DATASET EXCERPT ▸
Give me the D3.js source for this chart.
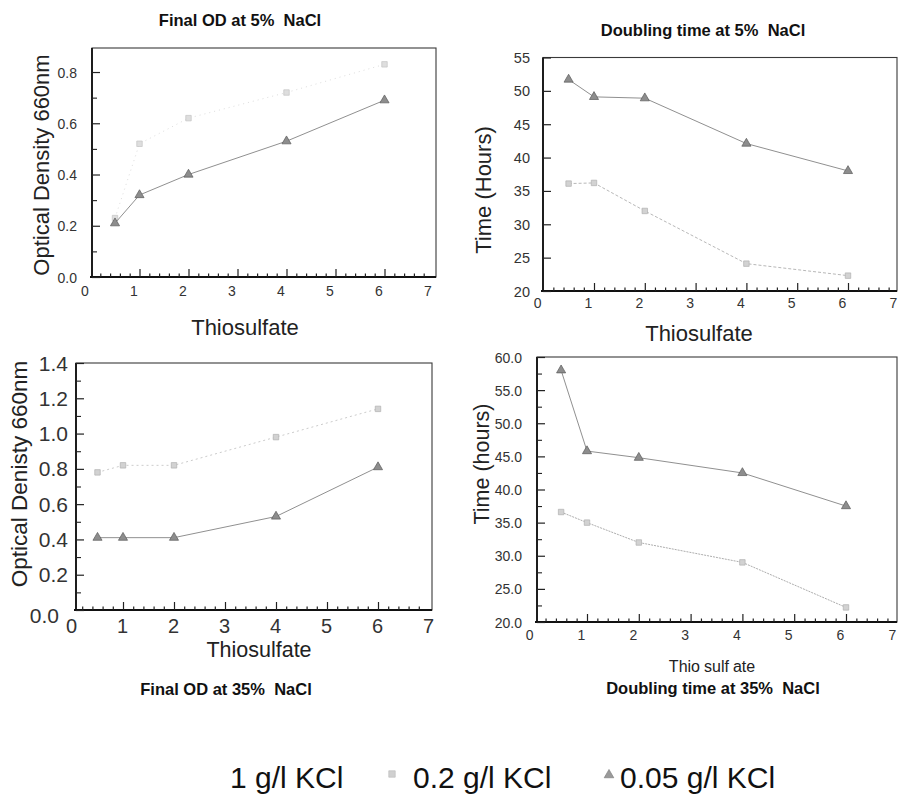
<!DOCTYPE html>
<html>
<head>
<meta charset="utf-8">
<script src="https://cdn.jsdelivr.net/npm/d3@7"></script>
<style>
  html, body { margin: 0; padding: 0; background: #fff; }
  svg { display: block; font-family: "Liberation Sans", Arial, sans-serif; }
</style>
</head>
<body>
<svg id="chart" width="898" height="794"></svg>
<script>
// Thiosulfate concentrations tested (x values shared by every panel)
const thiosulfate = [0.5, 1, 2, 4, 6];
const kclLevels = ["1 g/l KCl", "0.2 g/l KCl", "0.05 g/l KCl"];

// Final OD (660 nm) at 5% NaCl
const od5_kcl02  = [0.23, 0.52, 0.62, 0.72, 0.83];
const od5_kcl005 = [0.21, 0.32, 0.40, 0.53, 0.69];

// Doubling time (hours) at 5% NaCl
const dt5_kcl02  = [36.1, 36.2, 32.0, 24.1, 22.3];
const dt5_kcl005 = [51.7, 49.1, 48.9, 42.1, 38.0];

// Final OD (660 nm) at 35% NaCl
const od35_kcl02  = [0.78, 0.82, 0.82, 0.98, 1.14];
const od35_kcl005 = [0.41, 0.41, 0.41, 0.53, 0.81];

// Doubling time (hours) at 35% NaCl
const dt35_kcl02  = [36.6, 35.0, 32.0, 29.0, 22.2];
const dt35_kcl005 = [58.0, 45.8, 44.8, 42.5, 37.5];

// Tick values
const xTicks    = [0, 1, 2, 3, 4, 5, 6, 7];
const odTicks5  = [0.0, 0.2, 0.4, 0.6, 0.8];
const dtTicks5  = [20, 25, 30, 35, 40, 45, 50, 55];
const odTicks35 = [0.0, 0.2, 0.4, 0.6, 0.8, 1.0, 1.2, 1.4];
const dtTicks35 = [20, 25, 30, 35, 40, 45, 50, 55, 60];

const svg = d3.select("#chart");

// Marker / line looks for the two visible KCl levels
const styleKcl02 = {
  symbol: d3.symbolSquare, size: 30, fill: "#d2d2d2", stroke: "#b0b0b0",
  line: "#c6c6c6", dash: "2,2", width: 1
};
const styleKcl005 = {
  symbol: d3.symbolTriangle, size: 36, fill: "#8d8d8d", stroke: "#5a5a5a",
  line: "#909090", dash: null, width: 1
};

function zip(xs, ys) { return xs.map((v, i) => [v, ys[i]]); }

const panels = [
  {
    title: "Final OD at 5%  NaCl", titleX: 240, titleY: 26,
    frame: { l: 92, t: 48, r: 436, b: 277 },
    xRange: [90.5, 433.5], yDomain: [0, 0.9], yRange: [277, 46.4],
    yTicks: odTicks5, yMinor: [0.1, 0.3, 0.5, 0.7], yFmt: d3.format(".1f"),
    yLabelSize: 14, yLabelPad: 15, yLabelDy: 5,
    xLabelSize: 14, xLabelBase: 296, xLabelShift: -6,
    xTitle: "Thiosulfate", xTitleX: 245, xTitleY: 335, xTitleSize: 22,
    yTitle: "Optical Density 660nm", yTitleX: 49, yTitleY: 165, yTitleSize: 22,
    series: [
      { values: od5_kcl02, style: Object.assign({}, styleKcl02, { line: "#dddddd", dash: "1,4", fill: "#dedede", stroke: "#c4c4c4" }) },
      { values: od5_kcl005, style: styleKcl005 }
    ]
  },
  {
    title: "Doubling time at 5%  NaCl", titleX: 703, titleY: 36,
    frame: { l: 543, t: 57.5, r: 897, b: 291 },
    xRange: [543.2, 898.8], yDomain: [20, 55], yRange: [291, 57.5],
    yTicks: dtTicks5, yMinor: [], yFmt: d3.format("d"),
    yLabelSize: 14.5, yLabelPad: 13, yLabelDy: 5,
    xLabelSize: 14, xLabelBase: 308, xLabelShift: -6,
    xTitle: "Thiosulfate", xTitleX: 699, xTitleY: 341, xTitleSize: 22,
    yTitle: "Time (Hours)", yTitleX: 491, yTitleY: 190, yTitleSize: 22,
    series: [
      { values: dt5_kcl02, style: Object.assign({}, styleKcl02, { line: "#b8b8b8", dash: "3,2" }) },
      { values: dt5_kcl005, style: styleKcl005 }
    ]
  },
  {
    title: "Final OD at 35%  NaCl", titleX: 226, titleY: 695,
    frame: { l: 76, t: 363, r: 432, b: 610 },
    xRange: [72, 429], yDomain: [0, 1.4], yRange: [610, 363],
    yTicks: odTicks35, yMinor: [0.1, 0.3, 0.5, 0.7, 0.9, 1.1, 1.3], yFmt: d3.format(".1f"),
    yLabelSize: 21, yLabelPad: 8, yLabelDy: 7,
    xLabelSize: 20, xLabelBase: 633, xLabelShift: -1,
    xTitle: "Thiosulfate", xTitleX: 259, xTitleY: 657, xTitleSize: 21.5,
    yTitle: "Optical Denisty 660nm", yTitleX: 27, yTitleY: 474, yTitleSize: 22.5,
    zeroLabelShift: { dx: -9, dy: 5 },
    series: [
      { values: od35_kcl02, style: Object.assign({}, styleKcl02, { line: "#cccccc", dash: "2,3" }) },
      { values: od35_kcl005, style: styleKcl005 }
    ]
  },
  {
    title: "Doubling time at 35%  NaCl", titleX: 713, titleY: 694,
    frame: { l: 537, t: 357, r: 897, b: 622 },
    xRange: [535.2, 897.8], yDomain: [20, 60], yRange: [622, 357],
    yTicks: dtTicks35, yMinor: [22.5, 27.5, 32.5, 37.5, 42.5, 47.5, 52.5, 57.5], yFmt: d3.format(".1f"),
    yLabelSize: 14, yLabelPad: 15, yLabelDy: 5,
    xLabelSize: 14, xLabelBase: 640, xLabelShift: -6,
    xTitleParts: ["Thio", "sulf", "ate"], xTitleX: 712, xTitleY: 672, xTitleSize: 16,
    yTitle: "Time (hours)", yTitleX: 489, yTitleY: 464, yTitleSize: 21.5,
    series: [
      { values: dt35_kcl02, style: Object.assign({}, styleKcl02, { line: "#adadad", dash: "2,1" }) },
      { values: dt35_kcl005, style: styleKcl005 }
    ]
  }
];

function drawPanel(p) {
  const g = svg.append("g");
  const f = p.frame;
  const x = d3.scaleLinear().domain([0, 7]).range(p.xRange);
  const y = d3.scaleLinear().domain(p.yDomain).range(p.yRange);

  // plot frame
  g.append("rect")
    .attr("x", f.l).attr("y", f.t)
    .attr("width", f.r - f.l).attr("height", f.b - f.t)
    .attr("fill", "none").attr("stroke", "#3a3a3a").attr("stroke-width", 1.1);
  g.append("line").attr("x1", f.l).attr("x2", f.l).attr("y1", f.t).attr("y2", f.b)
    .attr("stroke", "#111").attr("stroke-width", 1.8);
  g.append("line").attr("x1", f.l - 2).attr("x2", f.r).attr("y1", f.b).attr("y2", f.b)
    .attr("stroke", "#111").attr("stroke-width", 1.8);

  // x major ticks (inward)
  const xMajor = g.append("g").attr("transform", `translate(0,${f.b})`)
    .call(d3.axisBottom(x).tickValues(xTicks.slice(1, -1)).tickSize(-8).tickSizeOuter(0).tickFormat(""));
  // x minor ticks every 0.2
  const minorX = d3.range(1, 35).map(i => i / 5).filter(v => Math.abs(v - Math.round(v)) > 1e-6);
  const xMin = g.append("g").attr("transform", `translate(0,${f.b})`)
    .call(d3.axisBottom(x).tickValues(minorX).tickSize(-3.5).tickSizeOuter(0).tickFormat(""));
  // x tick labels
  const xLab = g.append("g").attr("transform", `translate(0,${f.b})`)
    .call(d3.axisBottom(x).tickValues(xTicks).tickSize(0).tickFormat(d3.format("d")));
  [xMajor, xMin, xLab].forEach(a => {
    a.select(".domain").remove();
    a.selectAll(".tick line").attr("stroke", "#222").attr("stroke-width", 1.2);
  });
  xLab.selectAll(".tick text")
    .attr("y", p.xLabelBase - f.b).attr("dy", null)
    .attr("dx", p.xLabelShift)
    .attr("fill", "#333")
    .style("font-size", p.xLabelSize + "px")
    .style("font-family", "'Liberation Sans', Arial, sans-serif");

  // y ticks with labels
  const yAx = g.append("g").attr("transform", `translate(${f.l},0)`)
    .call(d3.axisLeft(y).tickValues(p.yTicks).tickSize(-8).tickSizeOuter(0)
      .tickPadding(p.yLabelPad).tickFormat(p.yFmt));
  yAx.select(".domain").remove();
  yAx.selectAll(".tick line").attr("stroke", "#222").attr("stroke-width", 1.2);
  yAx.selectAll(".tick text")
    .attr("dy", null).attr("y", p.yLabelDy)
    .attr("fill", "#333")
    .style("font-size", p.yLabelSize + "px")
    .style("font-family", "'Liberation Sans', Arial, sans-serif");
  if (p.zeroLabelShift) {
    yAx.selectAll(".tick text").filter(d => d === 0)
      .attr("dx", p.zeroLabelShift.dx).attr("y", p.yLabelDy + p.zeroLabelShift.dy);
  }
  if (p.yMinor.length) {
    const yMin = g.append("g").attr("transform", `translate(${f.l},0)`)
      .call(d3.axisLeft(y).tickValues(p.yMinor).tickSize(-5).tickSizeOuter(0).tickFormat(""));
    yMin.select(".domain").remove();
    yMin.selectAll(".tick line").attr("stroke", "#222").attr("stroke-width", 1.1);
  }

  // series lines and markers
  const line = d3.line().x(d => x(d[0])).y(d => y(d[1]));
  p.series.forEach(s => {
    const pts = zip(thiosulfate, s.values);
    g.append("path").datum(pts)
      .attr("d", line)
      .attr("fill", "none")
      .attr("stroke", s.style.line)
      .attr("stroke-width", s.style.width)
      .attr("stroke-dasharray", s.style.dash);
    g.selectAll(null).data(pts).enter().append("path")
      .attr("transform", d => `translate(${x(d[0])},${y(d[1])})`)
      .attr("d", d3.symbol().type(s.style.symbol).size(s.style.size))
      .attr("fill", s.style.fill)
      .attr("stroke", s.style.stroke)
      .attr("stroke-width", 0.7);
  });

  // panel title
  g.append("text")
    .attr("x", p.titleX).attr("y", p.titleY)
    .attr("text-anchor", "middle")
    .attr("fill", "#111")
    .style("font-size", "16.5px").style("font-weight", "bold")
    .style("white-space", "pre")
    .text(p.title);

  // x-axis title
  const xt = g.append("text")
    .attr("x", p.xTitleX).attr("y", p.xTitleY)
    .attr("text-anchor", "middle")
    .attr("fill", "#222")
    .style("font-size", p.xTitleSize + "px");
  if (p.xTitleParts) {
    p.xTitleParts.forEach((part, i) => {
      xt.append("tspan").attr("dx", i === 0 ? 0 : 4).text(part);
    });
  } else {
    xt.text(p.xTitle);
  }

  // y-axis title
  g.append("text")
    .attr("transform", `translate(${p.yTitleX},${p.yTitleY}) rotate(-90)`)
    .attr("text-anchor", "middle")
    .attr("fill", "#222")
    .style("font-size", p.yTitleSize + "px")
    .text(p.yTitle);
}

panels.forEach(drawPanel);

// Legend
const legend = svg.append("g").style("font-size", "30px").attr("fill", "#111");
legend.append("text").attr("x", 230).attr("y", 788).text(kclLevels[0]);
legend.append("path")
  .attr("transform", "translate(392,774)")
  .attr("d", d3.symbol().type(d3.symbolSquare).size(42))
  .attr("fill", "#d0d0d0").attr("stroke", "#b8b8b8").attr("stroke-width", 0.6);
legend.append("text").attr("x", 413).attr("y", 788).text(kclLevels[1]);
legend.append("path")
  .attr("transform", "translate(609,775)")
  .attr("d", d3.symbol().type(d3.symbolTriangle).size(40))
  .attr("fill", "#9a9a9a").attr("stroke", "#777").attr("stroke-width", 0.6);
legend.append("text").attr("x", 620).attr("y", 788).text(kclLevels[2]);
</script>
</body>
</html>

DIRECTIONS FOR THIS TASK ▸ Return, unchanged, the lines from the first line of the material through the line that holds "function zip(xs, ys)", inclusive, omitting pictures.

REPLY ▸
Give me the D3.js source for this chart.
<!DOCTYPE html>
<html>
<head>
<meta charset="utf-8">
<script src="https://cdn.jsdelivr.net/npm/d3@7"></script>
<style>
  html, body { margin: 0; padding: 0; background: #fff; }
  svg { display: block; font-family: "Liberation Sans", Arial, sans-serif; }
</style>
</head>
<body>
<svg id="chart" width="898" height="794"></svg>
<script>
// Thiosulfate concentrations tested (x values shared by every panel)
const thiosulfate = [0.5, 1, 2, 4, 6];
const kclLevels = ["1 g/l KCl", "0.2 g/l KCl", "0.05 g/l KCl"];

// Final OD (660 nm) at 5% NaCl
const od5_kcl02  = [0.23, 0.52, 0.62, 0.72, 0.83];
const od5_kcl005 = [0.21, 0.32, 0.40, 0.53, 0.69];

// Doubling time (hours) at 5% NaCl
const dt5_kcl02  = [36.1, 36.2, 32.0, 24.1, 22.3];
const dt5_kcl005 = [51.7, 49.1, 48.9, 42.1, 38.0];

// Final OD (660 nm) at 35% NaCl
const od35_kcl02  = [0.78, 0.82, 0.82, 0.98, 1.14];
const od35_kcl005 = [0.41, 0.41, 0.41, 0.53, 0.81];

// Doubling time (hours) at 35% NaCl
const dt35_kcl02  = [36.6, 35.0, 32.0, 29.0, 22.2];
const dt35_kcl005 = [58.0, 45.8, 44.8, 42.5, 37.5];

// Tick values
const xTicks    = [0, 1, 2, 3, 4, 5, 6, 7];
const odTicks5  = [0.0, 0.2, 0.4, 0.6, 0.8];
const dtTicks5  = [20, 25, 30, 35, 40, 45, 50, 55];
const odTicks35 = [0.0, 0.2, 0.4, 0.6, 0.8, 1.0, 1.2, 1.4];
const dtTicks35 = [20, 25, 30, 35, 40, 45, 50, 55, 60];

const svg = d3.select("#chart");

// Marker / line looks for the two visible KCl levels
const styleKcl02 = {
  symbol: d3.symbolSquare, size: 30, fill: "#d2d2d2", stroke: "#b0b0b0",
  line: "#c6c6c6", dash: "2,2", width: 1
};
const styleKcl005 = {
  symbol: d3.symbolTriangle, size: 36, fill: "#8d8d8d", stroke: "#5a5a5a",
  line: "#909090", dash: null, width: 1
};

function zip(xs, ys) { return xs.map((v, i) => [v, ys[i]]); }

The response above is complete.